About 11 o'clock Eveland, who lives only two blocks from Thomas' house, heard the music and the laughter of the young men and women, and decided to see what was going on. I had been drinking a little," said Eveland yesterday, "and I had a pint bottle of whisky, about half full, in my hip pocket. Thomas invited me to come in and dance. I didn't want to take the liquor with me on account of the women. So I slipped out to the shed back of the house and put the bottle in the bed of a wagon. Then I went in and danced until about midnight.

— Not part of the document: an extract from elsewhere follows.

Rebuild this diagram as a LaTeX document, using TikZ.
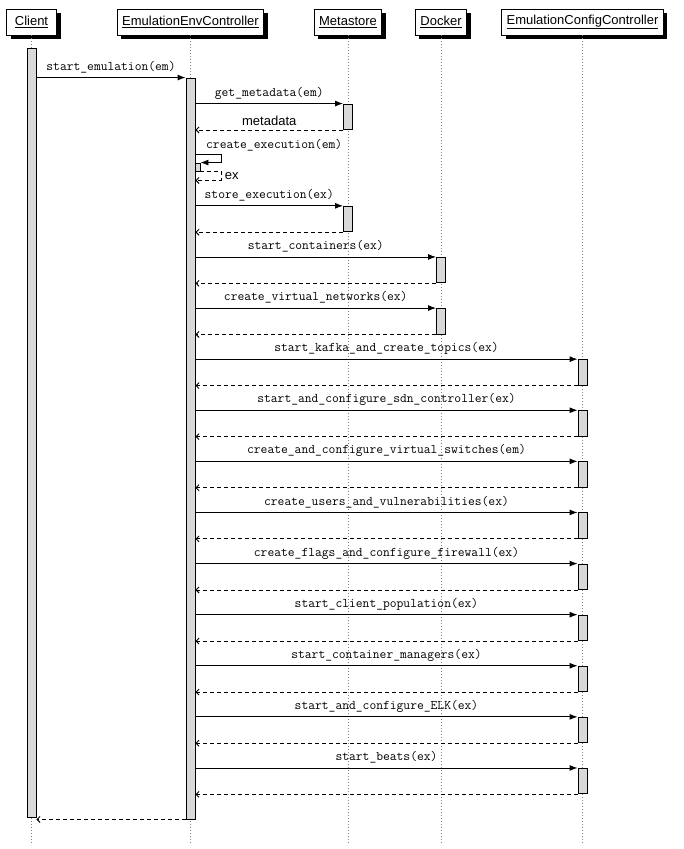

"When the decided to keep on dancing for an hour or two more, Beckett, who was one of my friends, said he was tired. I told him about the whiskey I had put in the shed, and asked him to go have a drink to brace himself up. We took John Burris, one of the other men with us, and all went out to the shed.

"When we got out there it was dark, and I reached into the wagon bed and got out what I supposed to be the bottle I had put there. It was a regular pint whisky bottle, and seemed to be about half full. I had some trouble getting the cork out. While I was trying to draw it, the women were calling for Beckett to play for another dance.

" 'Hurry up,' cried Beckett. 'I've got to get back to the house. '

" 'Give me the bottle,' said Burris. 'I'll get the cork out with my knife.'

"Burris pulled the cork, and raised the bottle to his lips to take a drink, when they called Beckett from the house again, and Beckett grabbed the bottle quickly. He took two long swallows. Then he ran back to the house, and Burris went with him, without waiting for a drink. I then drank a little, and put the bottle back into the wagon."

Eveland says it was about twenty minutes later before the acid pained him, so that he knew he had been poisoned. Beckett, who continued playing for the dancers after taking the acid, began to feel ill about the same time Eveland did.

Dr. R. Callaghan was sent for, and treated both men. Beckett died about 1:30 o'clock. The whisky which Eveland had drunk before he came to the dance saved his life. The reason Beckett did not feel the effect of the aid sooner is believed also to be due to whisky before he went to the shed. The whisky is thought to have counteracted the effects of the acid to a certain extent.

Thomas said yesterday that he always keeps acid in the shed for use as a disinfectant. He keeps horses and hogs there. The bottle was plainly labeled. Had the men struck a match they could not have made the mistake.

James F. Beckett was 39 years old. He lived at 410 Denver avenue, and leaves a widow and seven little children, the youngest being only two months old. The body was taken to Blackman's undertaking rooms in Sheffield, and a coroner's inquest will be held this morning.